DAVIDE MATTERA (1984)
Milan, Italy
Studio: Barcelona, Spain
I was born in the contradictory Milan of the 1980s, amid glittering catwalks and untold shadows.
I grew up in the suburbs, far from the spotlight and close to the cracks.
Even as a child I drew everywhere, but I didn't like the blank sheet of paper: I preferred the pages of newspapers and books, where I could dialogue with something that already existed,
I draw on, remove, modify, disturb, rewrite.
Graffiti soon arrived, like an inevitable call.
In '98, with my lifelong friend Gabry, I pick up my first spray can.
A train, an escape from the railway police, the adrenalin rush.
I realize that I like to leave my mark.
Even more so knowing that it can travel, be seen, disappear.
I attend art schools, the Academy, but the real learning happens elsewhere: in social centers, amidst raves and peeling walls, inside an underground made of sounds, writings and long nights.
I observe, I experiment, I assimilate.
But I do not define myself.
I live in search.
In 2000, I encounter tattooing.
I am fascinated by the figure of the tattoo artist: a hybrid between artisan, outsider and modern shaman.
I start out self-taught and over time build a solid, internationally recognized path.
I travel, tattoo, publish books, attend conventions in Europe, Asia and America. Barcelona becomes my centre of gravity.
But in 2019, something cracks. Painting, never entirely abandoned, had become a forced extension of my tattooing style. I was painting to please, not to seek.
So I stop. Two years of creative silence, necessary to lose certainty and find meaning again.
I started again from silence, from memory, from the peeling surfaces of walls, from rusty trains, from dust and voids.

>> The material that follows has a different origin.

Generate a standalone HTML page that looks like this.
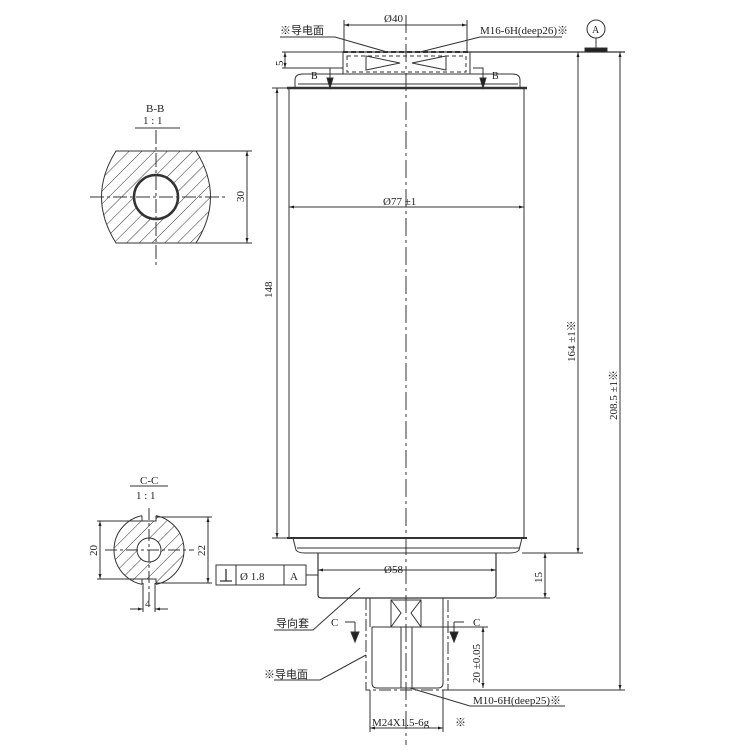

Painting is back - essential, rough, authentic.
I embrace the void, the essential gesture.
A living, unplanned language.
I am inspired by Japanese minimalism, where removing is an act of truth, and absence becomes substance.
Today I paint as I breathe. I do not seek definitions or affiliations.
I am free from pre-packaged styles, from roles, from labels.
My aesthetic sense is a personal guide, a form of resistance.
Each work is a fragment, a gesture, a memory: the raw manifestation of what has been and what escapes.
I do not want to explain.
I seek the silence between things. I seek the weight of the void.
A necessary act. A return to the essential.